Republican presidential hopeful Jeb Bush yesterday called for the US to send more troops to the Middle East to fight Isil.

"This is the war of our time," Mr Bush said in a speech five days after Isil militants attacked Paris and killed 129 people.

"The United States, in conjunction with our Nato allies and more Arab partners, will need to increase our presence on the ground," he added.

He offered no specifics, but said the number of Americans sent to the region should be "in line with what our military generals - not politicians - recommend will be necessary to achieve our objective".

The speech came amid a fierce political debate within the US over whether to limit or halt the resettlement of refugees fleeing war-ravaged Syria.

Mr Bush, the brother and son of two presidents, is projecting himself as a potential commander-in-chief able to handle such challenges, as his presidential bid tries to gain traction in a primary campaign likely to be shaken up after the Paris attacks.

Viewed a year ago as the likely frontrunner, Mr Bush has failed to move to the top tier of Republican White House hopefuls in a field where political outsiders Donald Trump and Ben Carson and charismatic young lawmakers Marco Rubio and Ted Cruz have eclipsed him. The state-by-state primary contests begin in February.

"The brutal savagery is a reminder of what is at stake in this election," Mr Bush said at The Military College of South Carolina, known as Citadel. "We are choosing the leader of the free world. And if these attacks remind us of anything, it's that we are living in serious times that require serious leadership."

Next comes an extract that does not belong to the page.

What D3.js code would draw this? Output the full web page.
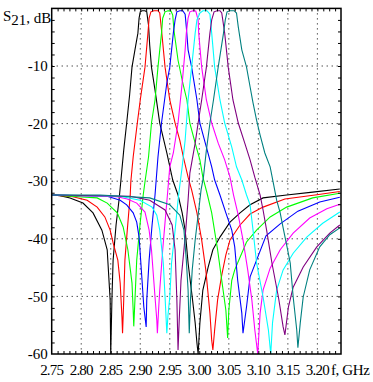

Mr Bush has long faulted President Barack Obama's administration, and former Secretary of State Hillary Clinton - the leading Democratic presidential candidate - for allowing wholesale federal spending cuts prompted by the 2013 budget reconciliation after Congress and the president were unable to craft more strategic cuts.

The cuts affected military and non-military spending alike, at a time when conflicts in Syria and Iraq "spiralled out of control as President Obama and Hillary Clinton failed to act", Mr Bush said.

But Mr Bush appears to be anticipating criticism that he would wage war in Iraq, as his father and brother did when they were president. "I think it's important for the next president to learn from the lessons of the past and use those lessons to focus on the future," he said.